Stage 2: Post-Production/Playback Phase – Horizontally Stretching to Reconstruct  
After capture, the "compressed narrow image" is stretched horizontally using post-production software (e.g., DaVinci Resolve, Premiere Pro) or playback devices (e.g., film projectors). By reversing the original compression ratio (e.g., 2.39:1), the previously compressed horizontal image is restored to its normal width. The end result is an ultra-wide cinema aspect ratio (e.g., 2.39:1), with vertical height still unchanged.  


Concrete Example  
- Suppose the camera sensor has a 16:9 aspect ratio (16 units wide, 9 units tall), and an anamorphic lens with a 2.39:1 compression ratio is used.  
- During capture: The horizontal image is compressed to 1/2.39 of its original width. The original 16-unit horizontal width is compressed to only ~6.69 units (16 ÷ 2.39 ≈ 6.69), while vertical height remains 9 units. Thus, the sensor records an image with an aspect ratio of approximately 6.69:9 (close to 4:3).  
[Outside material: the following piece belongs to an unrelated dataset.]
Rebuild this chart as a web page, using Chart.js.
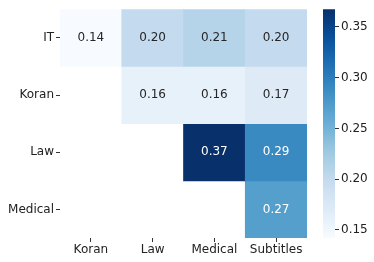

- During post-production/playback: The horizontal dimension is stretched by 2.39x. 6.69 × 2.39 ≈ 16 units, so the horizontal width is restored to the original 16 units (vertical height remains 9 units). The final aspect ratio becomes ~2.39:1 (16:9 ÷ 1/2.39 ≈ 2.39:1)—the standard ultra-wide format for films.  


Key Summary  
The horizontal compression of anamorphic zoom essentially relies on the unidirectional convergence of horizontal light by cylindrical lenses. Through an asymmetrical optical design that "only compresses left-right, not up-down," they "pack" an ultra-wide image into a standard camera sensor without losing vertical details. Later, reverse stretching during post-production or playback reconstructs the cinematic ultra-wide format—this is the core technical logic that distinguishes anamorphic zoom from standard spherical lenses.